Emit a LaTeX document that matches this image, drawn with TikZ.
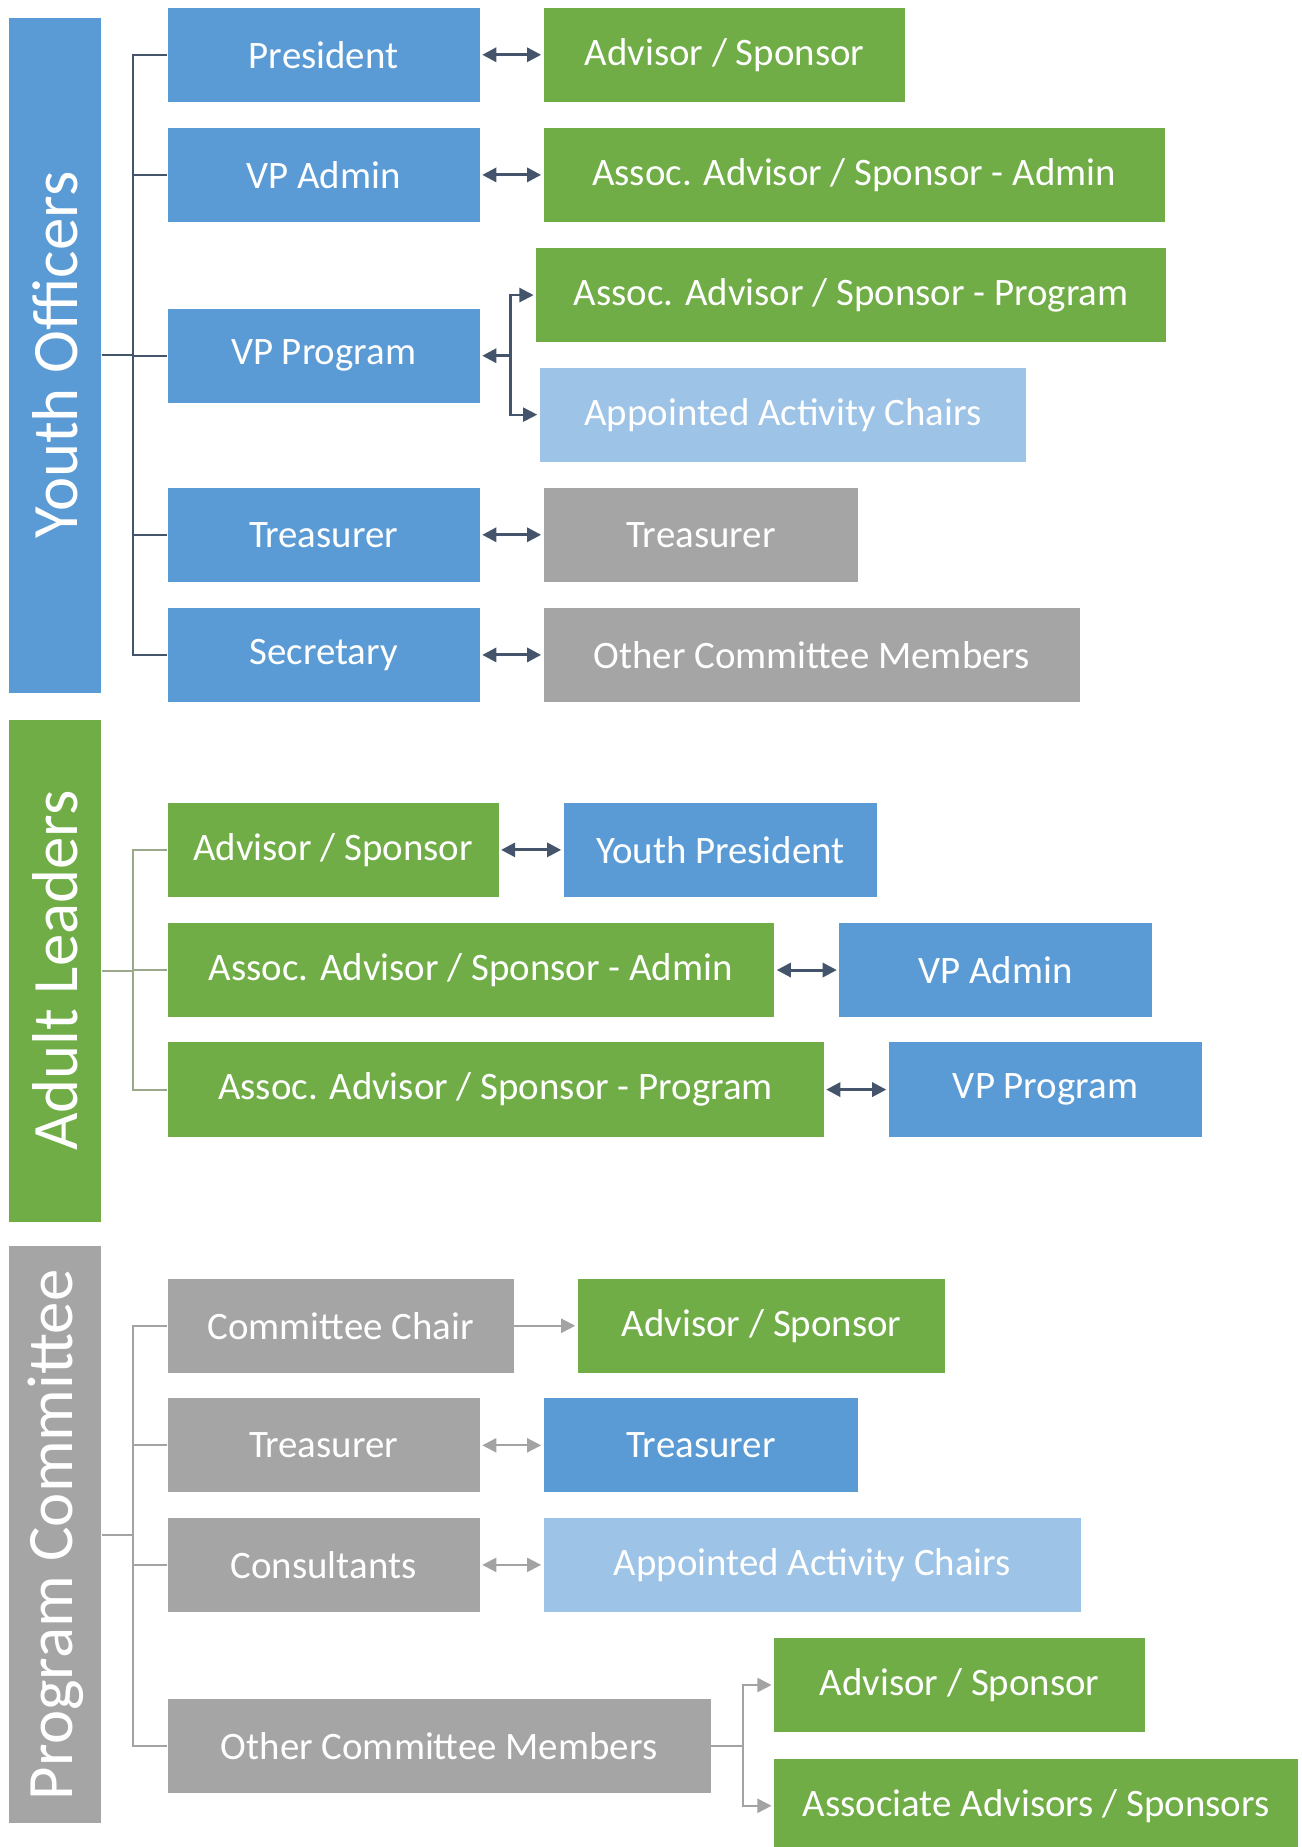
\documentclass[tikz,border=0pt]{standalone}
\usepackage{fontspec}
\setmainfont{Carlito}
\usetikzlibrary{positioning,arrows.meta}
\definecolor{offblue}{HTML}{5B9BD5}
\definecolor{offgreen}{HTML}{70AD47}
\definecolor{offgray}{HTML}{A5A5A5}
\definecolor{offpale}{HTML}{9DC3E6}
\definecolor{slate}{HTML}{44546A}
\definecolor{softline}{HTML}{A3A3A3}
\definecolor{olivegray}{HTML}{9AA88C}
\tikzset{
  rect/.style={
    rectangle,
    anchor=west,
    inner sep=0pt,
    minimum height=80pt,
    text=white,
    font=\fontsize{33}{40}\selectfont,
  },
  bluebox/.style={rect, fill=offblue},
  greenbox/.style={rect, fill=offgreen},
  graybox/.style={rect, fill=offgray},
  palebox/.style={rect, fill=offpale},
  bar/.style={
    rectangle,
    rotate=90,
    inner sep=0pt,
    minimum height=78pt,
    text=white,
    font=\fontsize{55}{60}\selectfont,
  },
  branch/.style={line width=1.6pt},
  dbl/.style={
    line width=2.5pt,
    shorten <=2pt,
    shorten >=2pt,
    {Triangle[length=12pt,width=12pt]}-{Triangle[length=12pt,width=12pt]},
  },
  one/.style={
    line width=2.5pt,
    shorten >=2pt,
    -{Triangle[length=12pt,width=12pt]},
  },
}

\begin{document}
\begin{tikzpicture}[x=1pt,y=-1pt]
  \useasboundingbox (0,0) rectangle (1105,1568);

  % youth officers
  \node[bar, fill=offblue, minimum width=573pt] (yo) at (47,301.5) {Youth Officers};
  \node[bluebox, minimum width=265pt] (pres) at (142,46.5) {President};
  \node[bluebox, minimum width=265pt] (vpa) at (142,148.5) {VP Admin};
  \node[bluebox, minimum width=265pt] (vpp) at (142,302) {VP Program};
  \node[bluebox, minimum width=265pt] (trs) at (142,454) {Treasurer};
  \node[bluebox, minimum width=265pt] (sec) at (142,556) {Secretary};

  \node[greenbox, minimum width=307pt, right=54pt of pres] (adv) {Advisor / Sponsor};
  \node[greenbox, minimum width=527pt, right=54pt of vpa] (asad) {Assoc. Advisor / Sponsor - Admin};
  \node[greenbox, minimum width=535pt] (aspr) at (455,250.5) {Assoc. Advisor / Sponsor - Program};
  \node[palebox, minimum width=413pt] (appt) at (458,352) {Appointed Activity Chairs};
  \node[graybox, minimum width=267pt, right=54pt of trs] (ctrs) {Treasurer};
  \node[graybox, minimum width=455pt, right=54pt of sec] (ocm) {Other Committee Members};

  \foreach \n in {pres,vpa,vpp,trs,sec}
    \draw[branch, slate] (yo.south) -- ++(27,0) |- (\n.west);

  \draw[dbl, slate] (pres) -- (adv);
  \draw[dbl, slate] (vpa) -- (asad);
  \draw[one, slate] (vpp.east) ++(26,0) coordinate (vpj) -- (vpp.east);
  \draw[one, slate, line width=1.8pt] (vpj) |- (aspr.west);
  \draw[one, slate, line width=1.8pt] (vpj) |- (appt.west);
  \draw[dbl, slate] (trs) -- (ctrs);
  \draw[dbl, slate] (sec) -- (ocm);

  % adult leaders
  \node[bar, fill=offgreen, minimum width=426pt] (al) at (47,824) {Adult Leaders};
  \node[greenbox, minimum width=281pt] (aadv) at (142,721.5) {Advisor / Sponsor};
  \node[greenbox, minimum width=515pt] (aasa) at (142,823.5) {Assoc. Advisor / Sponsor - Admin};
  \node[greenbox, minimum width=557pt] (aasp) at (142,925) {Assoc. Advisor / Sponsor - Program};

  \node[bluebox, minimum width=266pt, right=55pt of aadv] (ypres) {Youth President};
  \node[bluebox, minimum width=265pt, right=55pt of aasa] (yvpa) {VP Admin};
  \node[bluebox, minimum width=266pt, right=55pt of aasp] (yvpp) {VP Program};

  \foreach \n in {aadv,aasa,aasp}
    \draw[branch, olivegray] (al.south) -- ++(27,0) |- (\n.west);

  \draw[dbl, slate] (aadv) -- (ypres);
  \draw[dbl, slate] (aasa) -- (yvpa);
  \draw[dbl, slate] (aasp) -- (yvpp);

  % program committee
  \node[bar, fill=offgray, minimum width=490pt] (pc) at (47,1303) {Program Committee};
  \node[graybox, minimum width=294pt] (chair) at (142,1125.5) {Committee Chair};
  \node[graybox, minimum width=265pt] (ptrs) at (142,1227) {Treasurer};
  \node[graybox, minimum width=265pt] (cons) at (142,1328.5) {Consultants};
  \node[graybox, minimum width=461pt] (pocm) at (142,1482) {Other Committee Members};

  \node[greenbox, minimum width=312pt, right=54pt of chair] (padv) {Advisor / Sponsor};
  \node[bluebox, minimum width=267pt, right=54pt of ptrs] (yptrs) {Treasurer};
  \node[palebox, minimum width=456pt, right=54pt of cons] (pappt) {Appointed Activity Chairs};
  \node[greenbox, minimum width=315pt] (oadv) at (657,1430.5) {Advisor / Sponsor};
  \node[greenbox, minimum width=445pt] (oasc) at (657,1533) {Associate Advisors / Sponsors};

  \foreach \n in {chair,ptrs,cons,pocm}
    \draw[branch, softline] (pc.south) -- ++(27,0) |- (\n.west);

  \draw[one, softline, line width=1.8pt] (chair) -- (padv);
  \draw[dbl, softline, line width=1.8pt] (ptrs) -- (yptrs);
  \draw[dbl, softline, line width=1.8pt] (cons) -- (pappt);
  \draw[branch, softline] (pocm.east) -- ++(27,0) coordinate (ocj);
  \draw[one, softline, line width=1.6pt] (ocj) |- (oadv.west);
  \draw[one, softline, line width=1.6pt] (ocj) |- (oasc.west);
\end{tikzpicture}
\end{document}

* [Task description]: Reproduce the material word for word. Any pictures should be left out of the copy.

* [Response to this exercise]:
Emit a LaTeX document that matches this image, drawn with TikZ.
\documentclass[tikz,border=0pt]{standalone}
\usepackage{fontspec}
\setmainfont{Carlito}
\usetikzlibrary{positioning,arrows.meta}
\definecolor{offblue}{HTML}{5B9BD5}
\definecolor{offgreen}{HTML}{70AD47}
\definecolor{offgray}{HTML}{A5A5A5}
\definecolor{offpale}{HTML}{9DC3E6}
\definecolor{slate}{HTML}{44546A}
\definecolor{softline}{HTML}{A3A3A3}
\definecolor{olivegray}{HTML}{9AA88C}
\tikzset{
  rect/.style={
    rectangle,
    anchor=west,
    inner sep=0pt,
    minimum height=80pt,
    text=white,
    font=\fontsize{33}{40}\selectfont,
  },
  bluebox/.style={rect, fill=offblue},
  greenbox/.style={rect, fill=offgreen},
  graybox/.style={rect, fill=offgray},
  palebox/.style={rect, fill=offpale},
  bar/.style={
    rectangle,
    rotate=90,
    inner sep=0pt,
    minimum height=78pt,
    text=white,
    font=\fontsize{55}{60}\selectfont,
  },
  branch/.style={line width=1.6pt},
  dbl/.style={
    line width=2.5pt,
    shorten <=2pt,
    shorten >=2pt,
    {Triangle[length=12pt,width=12pt]}-{Triangle[length=12pt,width=12pt]},
  },
  one/.style={
    line width=2.5pt,
    shorten >=2pt,
    -{Triangle[length=12pt,width=12pt]},
  },
}

\begin{document}
\begin{tikzpicture}[x=1pt,y=-1pt]
  \useasboundingbox (0,0) rectangle (1105,1568);

  % youth officers
  \node[bar, fill=offblue, minimum width=573pt] (yo) at (47,301.5) {Youth Officers};
  \node[bluebox, minimum width=265pt] (pres) at (142,46.5) {President};
  \node[bluebox, minimum width=265pt] (vpa) at (142,148.5) {VP Admin};
  \node[bluebox, minimum width=265pt] (vpp) at (142,302) {VP Program};
  \node[bluebox, minimum width=265pt] (trs) at (142,454) {Treasurer};
  \node[bluebox, minimum width=265pt] (sec) at (142,556) {Secretary};

  \node[greenbox, minimum width=307pt, right=54pt of pres] (adv) {Advisor / Sponsor};
  \node[greenbox, minimum width=527pt, right=54pt of vpa] (asad) {Assoc. Advisor / Sponsor - Admin};
  \node[greenbox, minimum width=535pt] (aspr) at (455,250.5) {Assoc. Advisor / Sponsor - Program};
  \node[palebox, minimum width=413pt] (appt) at (458,352) {Appointed Activity Chairs};
  \node[graybox, minimum width=267pt, right=54pt of trs] (ctrs) {Treasurer};
  \node[graybox, minimum width=455pt, right=54pt of sec] (ocm) {Other Committee Members};

  \foreach \n in {pres,vpa,vpp,trs,sec}
    \draw[branch, slate] (yo.south) -- ++(27,0) |- (\n.west);

  \draw[dbl, slate] (pres) -- (adv);
  \draw[dbl, slate] (vpa) -- (asad);
  \draw[one, slate] (vpp.east) ++(26,0) coordinate (vpj) -- (vpp.east);
  \draw[one, slate, line width=1.8pt] (vpj) |- (aspr.west);
  \draw[one, slate, line width=1.8pt] (vpj) |- (appt.west);
  \draw[dbl, slate] (trs) -- (ctrs);
  \draw[dbl, slate] (sec) -- (ocm);

  % adult leaders
  \node[bar, fill=offgreen, minimum width=426pt] (al) at (47,824) {Adult Leaders};
  \node[greenbox, minimum width=281pt] (aadv) at (142,721.5) {Advisor / Sponsor};
  \node[greenbox, minimum width=515pt] (aasa) at (142,823.5) {Assoc. Advisor / Sponsor - Admin};
  \node[greenbox, minimum width=557pt] (aasp) at (142,925) {Assoc. Advisor / Sponsor - Program};

  \node[bluebox, minimum width=266pt, right=55pt of aadv] (ypres) {Youth President};
  \node[bluebox, minimum width=265pt, right=55pt of aasa] (yvpa) {VP Admin};
  \node[bluebox, minimum width=266pt, right=55pt of aasp] (yvpp) {VP Program};

  \foreach \n in {aadv,aasa,aasp}
    \draw[branch, olivegray] (al.south) -- ++(27,0) |- (\n.west);

  \draw[dbl, slate] (aadv) -- (ypres);
  \draw[dbl, slate] (aasa) -- (yvpa);
  \draw[dbl, slate] (aasp) -- (yvpp);

  % program committee
  \node[bar, fill=offgray, minimum width=490pt] (pc) at (47,1303) {Program Committee};
  \node[graybox, minimum width=294pt] (chair) at (142,1125.5) {Committee Chair};
  \node[graybox, minimum width=265pt] (ptrs) at (142,1227) {Treasurer};
  \node[graybox, minimum width=265pt] (cons) at (142,1328.5) {Consultants};
  \node[graybox, minimum width=461pt] (pocm) at (142,1482) {Other Committee Members};

  \node[greenbox, minimum width=312pt, right=54pt of chair] (padv) {Advisor / Sponsor};
  \node[bluebox, minimum width=267pt, right=54pt of ptrs] (yptrs) {Treasurer};
  \node[palebox, minimum width=456pt, right=54pt of cons] (pappt) {Appointed Activity Chairs};
  \node[greenbox, minimum width=315pt] (oadv) at (657,1430.5) {Advisor / Sponsor};
  \node[greenbox, minimum width=445pt] (oasc) at (657,1533) {Associate Advisors / Sponsors};

  \foreach \n in {chair,ptrs,cons,pocm}
    \draw[branch, softline] (pc.south) -- ++(27,0) |- (\n.west);

  \draw[one, softline, line width=1.8pt] (chair) -- (padv);
  \draw[dbl, softline, line width=1.8pt] (ptrs) -- (yptrs);
  \draw[dbl, softline, line width=1.8pt] (cons) -- (pappt);
  \draw[branch, softline] (pocm.east) -- ++(27,0) coordinate (ocj);
  \draw[one, softline, line width=1.6pt] (ocj) |- (oadv.west);
  \draw[one, softline, line width=1.6pt] (ocj) |- (oasc.west);
\end{tikzpicture}
\end{document}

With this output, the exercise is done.